» **Provided material**
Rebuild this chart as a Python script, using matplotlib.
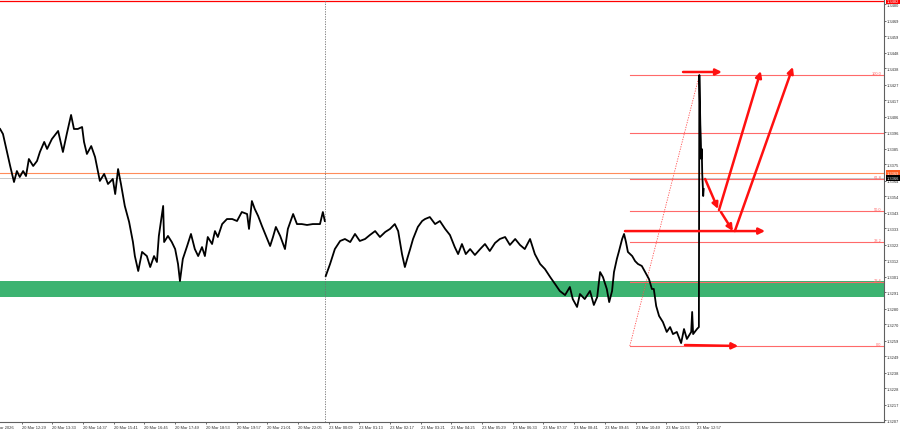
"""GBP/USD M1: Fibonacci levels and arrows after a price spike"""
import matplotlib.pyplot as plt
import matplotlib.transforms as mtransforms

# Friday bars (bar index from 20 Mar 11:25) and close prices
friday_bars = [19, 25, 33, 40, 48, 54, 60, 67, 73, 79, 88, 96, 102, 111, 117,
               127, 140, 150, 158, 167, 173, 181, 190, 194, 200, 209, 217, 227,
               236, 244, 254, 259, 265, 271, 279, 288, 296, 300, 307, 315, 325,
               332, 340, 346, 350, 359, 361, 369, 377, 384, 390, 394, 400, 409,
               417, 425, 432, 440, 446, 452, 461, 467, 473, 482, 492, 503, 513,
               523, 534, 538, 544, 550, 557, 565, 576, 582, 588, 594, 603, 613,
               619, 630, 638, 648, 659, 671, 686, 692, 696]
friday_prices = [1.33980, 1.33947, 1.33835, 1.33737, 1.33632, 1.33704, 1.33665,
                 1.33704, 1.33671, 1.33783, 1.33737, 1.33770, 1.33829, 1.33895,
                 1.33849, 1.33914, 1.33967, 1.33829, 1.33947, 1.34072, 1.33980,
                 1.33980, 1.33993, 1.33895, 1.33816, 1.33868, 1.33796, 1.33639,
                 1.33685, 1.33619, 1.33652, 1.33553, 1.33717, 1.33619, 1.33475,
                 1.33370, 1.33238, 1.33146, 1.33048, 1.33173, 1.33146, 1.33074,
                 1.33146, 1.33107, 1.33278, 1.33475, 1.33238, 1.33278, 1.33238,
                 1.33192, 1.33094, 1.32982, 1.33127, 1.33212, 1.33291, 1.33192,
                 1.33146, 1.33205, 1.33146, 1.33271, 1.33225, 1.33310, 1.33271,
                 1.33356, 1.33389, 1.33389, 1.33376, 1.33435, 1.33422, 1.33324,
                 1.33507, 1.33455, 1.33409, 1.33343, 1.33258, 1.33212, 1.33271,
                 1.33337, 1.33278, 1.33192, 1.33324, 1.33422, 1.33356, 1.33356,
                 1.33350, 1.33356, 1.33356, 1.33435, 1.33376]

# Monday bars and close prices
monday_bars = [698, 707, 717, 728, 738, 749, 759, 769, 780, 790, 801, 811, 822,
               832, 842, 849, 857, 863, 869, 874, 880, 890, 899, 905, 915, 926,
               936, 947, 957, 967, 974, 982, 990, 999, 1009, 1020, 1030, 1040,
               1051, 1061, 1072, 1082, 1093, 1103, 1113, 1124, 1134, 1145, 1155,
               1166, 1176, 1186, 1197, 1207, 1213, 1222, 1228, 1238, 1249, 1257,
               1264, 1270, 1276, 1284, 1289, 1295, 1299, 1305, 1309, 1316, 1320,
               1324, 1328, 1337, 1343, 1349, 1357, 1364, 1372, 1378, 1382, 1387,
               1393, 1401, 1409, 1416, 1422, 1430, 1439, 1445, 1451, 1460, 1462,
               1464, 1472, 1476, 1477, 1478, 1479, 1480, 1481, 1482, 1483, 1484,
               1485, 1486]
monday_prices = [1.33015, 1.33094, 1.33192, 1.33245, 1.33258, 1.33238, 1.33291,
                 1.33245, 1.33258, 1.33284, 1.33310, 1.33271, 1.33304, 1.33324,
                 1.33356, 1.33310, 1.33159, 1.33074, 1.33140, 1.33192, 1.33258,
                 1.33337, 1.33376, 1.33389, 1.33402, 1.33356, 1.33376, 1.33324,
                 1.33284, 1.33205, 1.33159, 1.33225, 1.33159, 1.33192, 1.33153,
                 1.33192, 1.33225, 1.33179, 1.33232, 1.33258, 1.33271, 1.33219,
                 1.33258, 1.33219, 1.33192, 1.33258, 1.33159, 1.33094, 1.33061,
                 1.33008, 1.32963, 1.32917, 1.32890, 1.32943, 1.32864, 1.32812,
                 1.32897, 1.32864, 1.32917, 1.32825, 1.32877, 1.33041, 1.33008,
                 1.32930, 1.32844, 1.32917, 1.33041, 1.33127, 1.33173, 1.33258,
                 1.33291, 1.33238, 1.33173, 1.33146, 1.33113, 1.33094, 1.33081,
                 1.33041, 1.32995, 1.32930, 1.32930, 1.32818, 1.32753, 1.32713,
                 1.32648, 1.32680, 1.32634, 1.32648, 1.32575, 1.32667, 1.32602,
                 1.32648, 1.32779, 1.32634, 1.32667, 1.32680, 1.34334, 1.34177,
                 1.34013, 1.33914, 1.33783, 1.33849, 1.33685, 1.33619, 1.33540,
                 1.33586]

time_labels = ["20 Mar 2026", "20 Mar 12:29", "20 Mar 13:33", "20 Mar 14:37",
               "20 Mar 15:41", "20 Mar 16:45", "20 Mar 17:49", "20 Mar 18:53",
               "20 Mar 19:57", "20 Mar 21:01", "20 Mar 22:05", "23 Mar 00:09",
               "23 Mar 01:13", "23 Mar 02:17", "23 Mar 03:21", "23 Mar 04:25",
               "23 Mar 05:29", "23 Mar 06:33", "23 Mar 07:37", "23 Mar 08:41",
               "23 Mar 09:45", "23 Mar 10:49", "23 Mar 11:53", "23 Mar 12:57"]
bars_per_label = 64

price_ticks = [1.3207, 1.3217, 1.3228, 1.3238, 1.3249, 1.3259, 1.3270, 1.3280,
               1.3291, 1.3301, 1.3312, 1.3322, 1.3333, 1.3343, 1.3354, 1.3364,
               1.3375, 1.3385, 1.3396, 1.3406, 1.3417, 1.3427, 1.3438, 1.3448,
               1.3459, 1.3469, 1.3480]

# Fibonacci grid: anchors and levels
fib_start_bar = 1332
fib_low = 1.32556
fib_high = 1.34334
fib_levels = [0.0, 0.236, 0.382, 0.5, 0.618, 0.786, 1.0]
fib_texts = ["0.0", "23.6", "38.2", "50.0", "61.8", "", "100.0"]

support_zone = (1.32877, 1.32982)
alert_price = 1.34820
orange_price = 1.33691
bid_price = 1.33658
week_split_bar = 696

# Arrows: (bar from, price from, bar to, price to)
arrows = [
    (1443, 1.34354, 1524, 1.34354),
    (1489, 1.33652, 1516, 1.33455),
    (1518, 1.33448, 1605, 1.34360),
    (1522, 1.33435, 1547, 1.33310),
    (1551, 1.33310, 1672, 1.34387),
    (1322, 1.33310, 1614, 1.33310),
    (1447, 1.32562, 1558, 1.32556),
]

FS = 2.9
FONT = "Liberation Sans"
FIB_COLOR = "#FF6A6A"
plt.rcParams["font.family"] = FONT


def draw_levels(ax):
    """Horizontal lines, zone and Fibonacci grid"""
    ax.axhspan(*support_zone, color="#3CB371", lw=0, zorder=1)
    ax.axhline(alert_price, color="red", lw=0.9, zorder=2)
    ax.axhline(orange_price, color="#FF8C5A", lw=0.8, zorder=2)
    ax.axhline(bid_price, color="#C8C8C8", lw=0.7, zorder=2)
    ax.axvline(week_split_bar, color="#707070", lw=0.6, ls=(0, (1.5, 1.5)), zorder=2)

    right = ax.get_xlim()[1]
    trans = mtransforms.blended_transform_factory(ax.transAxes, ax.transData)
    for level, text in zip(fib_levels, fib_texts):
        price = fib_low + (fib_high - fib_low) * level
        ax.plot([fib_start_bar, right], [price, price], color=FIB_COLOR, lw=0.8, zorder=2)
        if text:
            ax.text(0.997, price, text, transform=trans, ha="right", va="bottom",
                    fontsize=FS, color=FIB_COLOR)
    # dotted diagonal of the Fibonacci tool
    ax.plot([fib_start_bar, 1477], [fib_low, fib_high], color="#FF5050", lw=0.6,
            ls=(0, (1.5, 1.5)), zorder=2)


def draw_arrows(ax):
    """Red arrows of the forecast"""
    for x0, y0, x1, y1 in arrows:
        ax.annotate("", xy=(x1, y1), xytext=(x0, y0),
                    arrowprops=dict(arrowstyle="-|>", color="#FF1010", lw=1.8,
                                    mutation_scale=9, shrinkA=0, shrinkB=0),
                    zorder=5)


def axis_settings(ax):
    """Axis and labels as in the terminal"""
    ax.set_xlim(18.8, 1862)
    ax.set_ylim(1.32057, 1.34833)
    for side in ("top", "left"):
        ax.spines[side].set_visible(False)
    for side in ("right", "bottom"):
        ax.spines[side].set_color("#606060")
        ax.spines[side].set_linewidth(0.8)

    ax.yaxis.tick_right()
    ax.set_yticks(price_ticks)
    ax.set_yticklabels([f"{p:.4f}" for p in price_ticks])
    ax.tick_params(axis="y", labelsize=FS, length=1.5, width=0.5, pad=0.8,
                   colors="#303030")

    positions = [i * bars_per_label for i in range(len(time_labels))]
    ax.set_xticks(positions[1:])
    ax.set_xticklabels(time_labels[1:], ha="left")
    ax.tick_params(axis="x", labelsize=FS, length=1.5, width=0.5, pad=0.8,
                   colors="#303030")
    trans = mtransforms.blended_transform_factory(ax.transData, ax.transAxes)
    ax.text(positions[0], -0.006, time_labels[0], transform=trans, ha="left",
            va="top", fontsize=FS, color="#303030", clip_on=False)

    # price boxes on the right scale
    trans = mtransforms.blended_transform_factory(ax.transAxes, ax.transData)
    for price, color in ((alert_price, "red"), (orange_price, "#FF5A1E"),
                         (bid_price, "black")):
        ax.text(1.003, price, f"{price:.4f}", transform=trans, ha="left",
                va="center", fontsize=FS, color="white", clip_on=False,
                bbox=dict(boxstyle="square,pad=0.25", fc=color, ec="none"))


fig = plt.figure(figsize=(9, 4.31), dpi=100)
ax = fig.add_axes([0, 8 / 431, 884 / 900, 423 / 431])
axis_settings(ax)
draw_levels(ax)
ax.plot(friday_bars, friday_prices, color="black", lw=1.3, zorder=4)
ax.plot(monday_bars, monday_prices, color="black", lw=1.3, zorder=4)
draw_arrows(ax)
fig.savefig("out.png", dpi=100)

» **Stated problem**
Exactly restate the lines from the beginning of the data through the line with "import matplotlib.transforms as mtransforms", and no others, keeping pictures out.

» **Completed task**
Rebuild this chart as a Python script, using matplotlib.
"""GBP/USD M1: Fibonacci levels and arrows after a price spike"""
import matplotlib.pyplot as plt
import matplotlib.transforms as mtransforms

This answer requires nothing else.